In a two-color jacquard row, both yarns travel across every course (row). When color A is knitting, color B floats across the back and vice versa. The length of a float — the distance the non-knitting yarn travels between two active stitches — matters enormously for quality and wearability. Short floats (1–4 stitches) are tight and stable. Long floats (8+ stitches) are loose, can snag on fingers when dressing, and distort the face of the fabric by pulling it inward. The practical rule: floats should not exceed 5–7 stitches without being "caught" (anchored) by the active yarn. When your pattern has large areas of one color, the design must either be adjusted or float catches must be programmed in — which affects pattern purity on the back but improves stability.
Double-face (or double-layer) jacquard eliminates floats entirely by using a two-layer construction: the face and back of the fabric are knitted simultaneously, with the pattern color appearing on the face layer and the ground color backing it cleanly on the reverse. The result is a reversible fabric with no floats, cleaner interior, and heavier weight than single-face jacquard of the same gauge. Double-face costs more in CMT and yarn (double the yarn consumption), is heavier and warmer, and suits structured outerwear-weight pieces rather than lightweight sweaters. For accessories (scarves, blankets) or coat-weight knitwear, double-face jacquard is the premium option.
Jacquard pattern repeats must be technically correct for flat-knit machine programming. The repeat must divide evenly into the stitch count of the panel width. Patterns with asymmetric repeats that don't divide cleanly into the stitch count cause misalignment at seams. For a 2-color jacquard, both colors run in every row — the pattern switches between them stitch by stitch per the programmed design. For 3+ colors, some machines can handle this in a single pass; others require multiple carriage passes, which slows production. Most standard flat-knit jacquard runs in 2 colors per row. Complex multi-color jacquard (3+ colors, irregular pattern) should be confirmed for machine capability before specifying.
Every jacquard design requires machine programming: the pattern is digitized and loaded into the flat-knit machine's control system. This setup time is real labor and cost. For standard geometric or Nordic patterns that factories have in their library, setup cost is low. For custom patterns (your brand's proprietary motif, a licensed artwork), programming from scratch adds setup cost that is amortized across the run. At a 250-piece minimum, a complex custom jacquard pattern has a meaningful setup cost per unit. Simpler repeat patterns (stripes, small geometric) have lower setup cost and are more economical at smaller MOQ. Request the setup cost breakdown separately from CMT when quoting a custom jacquard design.

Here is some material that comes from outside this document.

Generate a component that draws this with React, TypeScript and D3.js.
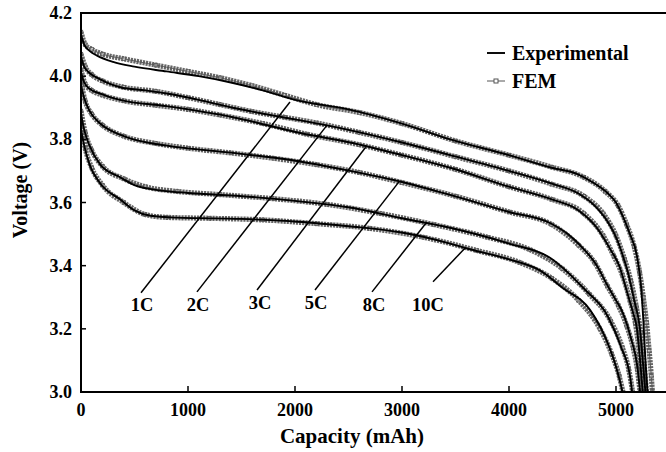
import React from 'react';
import * as d3 from 'd3';

type P = [number, number];

const xTicks = [1000, 2000, 3000, 4000, 5000];
const yTicks = [3.0, 3.2, 3.4, 3.6, 3.8, 4.0, 4.2];
const rates = ['1C', '2C', '3C', '5C', '8C', '10C'];

const exp1C: P[] = [[0,4.13],[30,4.10],[80,4.08],[150,4.065],[300,4.045],[500,4.03],[800,4.015],[1100,4.0],[1400,3.98],[1700,3.955],[2000,3.925],[2500,3.895],[3000,3.85],[3450,3.80],[4000,3.75],[4400,3.71],[4640,3.69],[4800,3.66],[4920,3.63],[5000,3.60],[5065,3.555],[5130,3.50],[5196,3.43],[5235,3.33],[5255,3.23],[5275,3.10],[5295,3.0]];
const exp2C: P[] = [[0,4.06],[30,4.03],[80,4.01],[180,3.99],[365,3.965],[600,3.955],[800,3.945],[1100,3.925],[1420,3.90],[1800,3.875],[2050,3.86],[2500,3.83],[3000,3.79],[3450,3.75],[4000,3.70],[4400,3.66],[4640,3.63],[4800,3.59],[4920,3.54],[5000,3.49],[5065,3.43],[5110,3.38],[5170,3.29],[5224,3.20],[5255,3.08],[5275,3.0]];
const exp3C: P[] = [[0,4.01],[30,3.98],[80,3.96],[180,3.945],[365,3.925],[800,3.905],[1420,3.87],[2050,3.82],[2515,3.79],[3000,3.75],[3450,3.71],[4000,3.65],[4400,3.61],[4640,3.577],[4820,3.52],[4950,3.45],[5030,3.40],[5100,3.32],[5160,3.25],[5196,3.20],[5230,3.08],[5250,3.0]];
const exp5C: P[] = [[0,3.97],[30,3.93],[80,3.89],[180,3.85],[365,3.815],[490,3.80],[800,3.78],[1420,3.757],[2050,3.73],[2515,3.70],[3000,3.665],[3449,3.624],[4000,3.57],[4383,3.535],[4550,3.50],[4692,3.455],[4822,3.40],[4916,3.34],[5000,3.29],[5065,3.25],[5140,3.17],[5200,3.08],[5225,3.0]];
const exp8C: P[] = [[0,3.88],[30,3.83],[80,3.78],[180,3.72],[365,3.68],[500,3.655],[700,3.64],[1000,3.63],[1500,3.62],[2000,3.605],[2500,3.585],[3000,3.55],[3449,3.52],[4000,3.47],[4383,3.425],[4692,3.33],[4930,3.235],[5050,3.14],[5131,3.05],[5150,3.0]];
const exp10C: P[] = [[0,3.83],[30,3.78],[80,3.72],[180,3.66],[365,3.61],[500,3.575],[650,3.558],[900,3.552],[1500,3.548],[2000,3.54],[2500,3.525],[3000,3.505],[3449,3.47],[3590,3.456],[4000,3.42],[4290,3.385],[4500,3.33],[4757,3.26],[4916,3.16],[5000,3.08],[5040,3.03],[5060,3.0]];

const fem1C: P[] = [[0,4.14],[40,4.10],[100,4.085],[200,4.07],[400,4.055],[700,4.035],[1000,4.015],[1300,3.995],[1600,3.97],[1900,3.94],[2200,3.91],[2600,3.885],[3000,3.85],[3500,3.795],[4000,3.75],[4400,3.712],[4700,3.68],[4900,3.635],[5020,3.59],[5100,3.53],[5170,3.46],[5220,3.38],[5255,3.30],[5285,3.22],[5310,3.13],[5330,3.05],[5340,3.0]];
const fem2C: P[] = [[0,4.07],[40,4.03],[100,4.005],[200,3.985],[400,3.965],[700,3.952],[1000,3.932],[1300,3.91],[1600,3.888],[1900,3.87],[2200,3.852],[2600,3.822],[3000,3.79],[3500,3.745],[4000,3.70],[4400,3.658],[4700,3.62],[4880,3.565],[5000,3.495],[5080,3.42],[5140,3.35],[5190,3.27],[5230,3.19],[5260,3.10],[5285,3.0]];
const fem3C: P[] = [[0,4.02],[40,3.975],[100,3.955],[200,3.94],[400,3.922],[700,3.908],[1000,3.895],[1300,3.877],[1700,3.85],[2100,3.817],[2600,3.783],[3000,3.75],[3500,3.705],[4000,3.65],[4400,3.61],[4700,3.565],[4880,3.495],[4980,3.43],[5060,3.37],[5130,3.29],[5180,3.22],[5220,3.12],[5245,3.04],[5255,3.0]];
const fem5C: P[] = [[0,3.98],[40,3.92],[100,3.88],[200,3.845],[400,3.81],[700,3.787],[1000,3.772],[1400,3.757],[1800,3.74],[2200,3.72],[2600,3.695],[3000,3.663],[3500,3.62],[4000,3.57],[4400,3.53],[4650,3.465],[4800,3.41],[4920,3.335],[5020,3.275],[5100,3.21],[5160,3.14],[5200,3.07],[5225,3.0]];
const fem8C: P[] = [[0,3.89],[40,3.82],[100,3.765],[200,3.715],[400,3.675],[600,3.65],[900,3.635],[1300,3.625],[1800,3.612],[2300,3.594],[2800,3.565],[3300,3.53],[3800,3.49],[4200,3.45],[4500,3.39],[4750,3.31],[4950,3.225],[5060,3.14],[5120,3.07],[5155,3.0]];
const fem10C: P[] = [[0,3.84],[40,3.77],[100,3.71],[200,3.655],[400,3.60],[600,3.562],[800,3.553],[1200,3.55],[1700,3.545],[2200,3.533],[2700,3.518],[3200,3.49],[3700,3.448],[4100,3.41],[4400,3.36],[4650,3.29],[4850,3.20],[4960,3.12],[5030,3.05],[5065,3.0]];

const expSeries = [exp1C, exp2C, exp3C, exp5C, exp8C, exp10C];
const femSeries = [fem1C, fem2C, fem3C, fem5C, fem8C, fem10C];

// rate label anchors (capacity, voltage) and leader lines
const labelCap = [570, 1093, 1673, 2196, 2738, 3243];
const labelV = [3.276, 3.276, 3.282, 3.282, 3.276, 3.276];
const leaderFromCap = [561, 1084, 1645, 2187, 2720, 3290];
const leaderFromV = [3.314, 3.317, 3.323, 3.323, 3.317, 3.349];
const leaderToCap = [1953, 2300, 2660, 2975, 3225, 3590];
const leaderToV = [3.918, 3.845, 3.775, 3.667, 3.535, 3.456];

const legendItems = ['Experimental', 'FEM'];

const W = 666;
const H = 452;
const FONT = '"Liberation Serif", "Times New Roman", serif';

export default function App() {
  const x = d3.scaleLinear().domain([0, 5500]).range([81, 669.5]);
  const y = d3.scaleLinear().domain([3.0, 4.2]).range([392, 13]);
  const line = d3
    .line<P>()
    .x((d) => x(d[0]))
    .y((d) => y(d[1]))
    .curve(d3.curveMonotoneX);

  const x0 = x(0);
  const x1 = x(5500);
  const yb = y(3.0);
  const yt = y(4.2);

  return (
    <svg
      width={W}
      height={H}
      style={{ position: 'absolute', left: 0, top: 0, background: '#fff' }}
      fontFamily={FONT}
      fontWeight="bold"
    >
      <rect x={0} y={0} width={W} height={H} fill="#fff" />
      <defs>
        <clipPath id="plot">
          <rect x={x0} y={yt} width={x1 - x0} height={yb - yt} />
        </clipPath>
      </defs>

      <g clipPath="url(#plot)">
        {femSeries.map((s, i) => (
          <path
            key={'band' + i}
            d={line(s) || ''}
            fill="none"
            stroke="#666"
            strokeWidth={5.2}
            strokeDasharray="2.2 0.9"
          />
        ))}
        {femSeries.map((s, i) => (
          <path key={'fl' + i} d={line(s) || ''} fill="none" stroke="#555" strokeWidth={0.9} />
        ))}
        {femSeries.map((s, i) =>
          s.map((d, j) => (
            <rect
              key={'m' + i + '-' + j}
              x={x(d[0]) - 1.7}
              y={y(d[1]) - 1.7}
              width={3.4}
              height={3.4}
              fill="#fff"
              fillOpacity={0.3}
              stroke="#555"
              strokeWidth={0.8}
            />
          ))
        )}
        {expSeries.map((s, i) => (
          <path key={'e' + i} d={line(s) || ''} fill="none" stroke="#000" strokeWidth={1.9} />
        ))}
      </g>

      {/* leaders and labels */}
      {rates.map((r, i) => (
        <g key={r}>
          <line
            x1={x(leaderFromCap[i])}
            y1={y(leaderFromV[i])}
            x2={x(leaderToCap[i])}
            y2={y(leaderToV[i])}
            stroke="#000"
            strokeWidth={1.5}
          />
          <text
            x={x(labelCap[i])}
            y={y(labelV[i])}
            textAnchor="middle"
            dominantBaseline="central"
            fontSize={18.5}
          >
            {r}
          </text>
        </g>
      ))}

      {/* frame */}
      <line x1={x0} y1={yt} x2={x1} y2={yt} stroke="#000" strokeWidth={2} />
      <line x1={x0} y1={yb} x2={x1} y2={yb} stroke="#000" strokeWidth={2} />
      <line x1={x0} y1={yt - 1} x2={x0} y2={yb + 1} stroke="#000" strokeWidth={2} />

      {/* y ticks */}
      {yTicks.map((t) => (
        <g key={'yt' + t}>
          <line x1={x0} x2={x0 + 5} y1={y(t)} y2={y(t)} stroke="#000" strokeWidth={1.5} />
          <text x={x0 - 9} y={y(t)} textAnchor="end" dominantBaseline="central" fontSize={18}>
            {t.toFixed(1)}
          </text>
        </g>
      ))}

      {/* x ticks */}
      <text x={x0} y={416} textAnchor="middle" fontSize={18}>
        0
      </text>
      {xTicks.map((t) => (
        <g key={'xt' + t}>
          <line x1={x(t)} x2={x(t)} y1={yb} y2={yb - 6} stroke="#000" strokeWidth={1.5} />
          <text x={x(t)} y={416} textAnchor="middle" fontSize={18}>
            {t}
          </text>
        </g>
      ))}

      {/* axis titles */}
      <text x={352} y={443} textAnchor="middle" fontSize={21}>
        Capacity (mAh)
      </text>
      <text
        transform={`translate(27, 190) rotate(-90)`}
        textAnchor="middle"
        fontSize={20}
      >
        Voltage (V)
      </text>

      {/* legend */}
      <g>
        <line x1={487} x2={505} y1={53} y2={53} stroke="#000" strokeWidth={1.9} />
        <text x={512} y={53} dominantBaseline="central" fontSize={20}>
          {legendItems[0]}
        </text>
        <line x1={487} x2={505} y1={81} y2={81} stroke="#555" strokeWidth={1} />
        <rect x={494} y={79} width={4} height={4} fill="#fff" stroke="#555" strokeWidth={1} />
        <text x={512} y={81} dominantBaseline="central" fontSize={20}>
          {legendItems[1]}
        </text>
      </g>
    </svg>
  );
}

Holiday jacquard: The most commercially durable use case in the US market — Fair Isle or Nordic-inspired patterns in AW colorways (red/white, green/navy, cream/brown). Perennial bestseller for gifting and seasonal retail. Jacquard is the correct technique for this — the repeat pattern across the full garment is exactly what jacquard produces efficiently. Brand monogram repeat: A small-scale repeat of the brand's initials or logo, tiled across the body in two-color tone-on-tone or contrast. Works best in simple geometric letter forms — complex script logos do not translate well to knitted pixel grids. Nordic ski aesthetic: Yoke-pattern jacquard (patterned yoke, plain body and sleeves) is more affordable than allover jacquard because only a portion of the garment is patterned. A popular format for premium capsule collections. Houndstooth and geometric: Classic fashion pattern — suits the jacquard repeat structure well and benefits from flat-knit's clean stitch definition.